Upgrading informal settlements can lead to climate-resilient development but is marked by a history of failure. “Policy and planning interventions in Kenya and other parts of the world remain incapable of resolving problems in such settlements at scale,” says a University of Manchester case study of Mukuru. “This is often the case for strategic planning processes that fail to consider the views of low-income residents.”

But Muungano is changing that with an alliance of partners facilitating a community-driven process of redevelopment in Mukuru. After securing the government’s commitment to upgrade, Muungano mobilised sweeping engagement in the form of eight consortia, with 42 organisations representing academia, government, private sector and civil society.

Among the collective’s proposed development plans are structured waste management and recycling facilities to reduce flood-induced risks from the direct and indirect impacts of climate change. Also, the provision of green spaces and cooler housing designs to address heatwave impacts. Planned pedestrian and cycling provisions, along with solar-powered street lighting, aim to enable greenhouse gas reductions.

“The work we’ve done is all evidence-based,” said Jane Weru, executive director of Muungano partner Akiba Mashinani Trust, during CBA15. “The proposals we made were all based on research carried out by formal researchers and the people of Mukuru who were trained to do the data collection.”

The result is a development agenda that meets the needs of the local community and lays the groundwork for strengthening climate resilience in informal settlements beyond Mukuru.

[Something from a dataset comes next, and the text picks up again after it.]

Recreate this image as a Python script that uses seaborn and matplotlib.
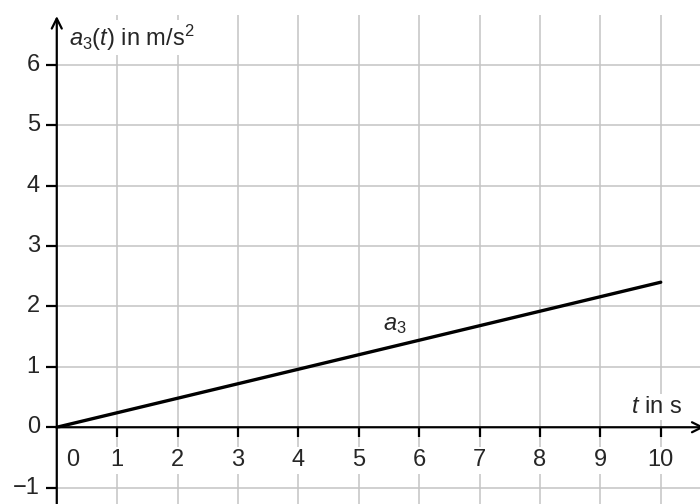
import matplotlib
matplotlib.use("Agg")
import matplotlib.pyplot as plt
import seaborn as sns
import pandas as pd

# data
t_vals = [0, 10]
a3_vals = [0, 2.4]
x_ticks = [0, 1, 2, 3, 4, 5, 6, 7, 8, 9, 10]
y_ticks = [-1, 0, 1, 2, 3, 4, 5, 6]

sns.set_style("white")
plt.rcParams["font.family"] = ["Liberation Sans", "DejaVu Sans"]
plt.rcParams["mathtext.fontset"] = "custom"
plt.rcParams["mathtext.rm"] = "Liberation Sans"
plt.rcParams["mathtext.it"] = "Liberation Sans:italic"

df = pd.DataFrame({"t": t_vals, "a3": a3_vals})

fig = plt.figure(figsize=(7, 5.04), dpi=100)
ax = fig.add_axes([0, 0, 1, 1])
xmin, xmax = -0.94, 10.65
ymin, ymax = -1.27, 7.07
ax.set_xlim(xmin, xmax)
ax.set_ylim(ymin, ymax)
ax.axis("off")

grid_c = "#c4c4c4"
top = 6.82
# grid
ax.vlines(x_ticks[1:], ymin, top, color=grid_c, lw=1.1, zorder=1)
ax.hlines([y for y in y_ticks if y != 0], 0, xmax, color=grid_c, lw=1.1, zorder=1)

# axes with arrows
ax.annotate("", xy=(xmax + 0.12, 0), xytext=(0, 0),
            arrowprops=dict(arrowstyle="->", lw=1.6, color="black", mutation_scale=18),
            zorder=3, annotation_clip=False)
ax.annotate("", xy=(0, top + 0.03), xytext=(0, ymin - 0.1),
            arrowprops=dict(arrowstyle="->", lw=1.6, color="black", mutation_scale=18),
            zorder=3, annotation_clip=False)

# tick marks
ax.vlines(x_ticks[1:], -0.16, 0, color="black", lw=1.6, zorder=3)
ax.hlines(y_ticks, -0.18, 0, color="black", lw=1.6, zorder=3)

fs = 17
box = dict(facecolor="white", edgecolor="none", pad=1.5)
for x in x_ticks:
    xp = 0.26 if x == 0 else x
    ax.text(xp, -0.55, str(x), ha="center", va="center", fontsize=fs, bbox=box, zorder=4)
for y in y_ticks:
    lab = "\u2212" + str(-y) if y < 0 else str(y)
    ax.text(-0.28, y, lab, ha="right", va="center", fontsize=fs, zorder=4)

# line
sns.lineplot(data=df, x="t", y="a3", color="black", lw=2.4, ax=ax, zorder=5)

ax.text(0.2, 6.45, r"$a_3(t)$ in m/s$^2$", ha="left", va="center", fontsize=fs, bbox=box, zorder=4)
ax.text(5.6, 1.7, r"$a_3$", ha="center", va="center", fontsize=fs, bbox=dict(facecolor="white", edgecolor="none", pad=0.5), zorder=4)
ax.text(10.35, 0.34, r"$t$ in s", ha="right", va="center", fontsize=fs, bbox=box, zorder=4)

fig.savefig("out.png", dpi=100)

“Without collaboration between formal researchers and practitioners, we won’t be able to crack the nut that is the challenge of climate change,” said Weru.

ROAR Principles

These case studies, and many more from across the ARA’s global membership, highlight the impacts possible through research that follows ROAR Principles. Designed by the ARA network, they not only provide a framework for collaboration where all actors involved in climate adaptation have a voice, but give a glimpse into a new future for finding solutions that work.

“These principles instigate a systemic change in action research, one where the needs of the most vulnerable are front and centre and where we co-produce solutions that make a difference,” says Patwardhan.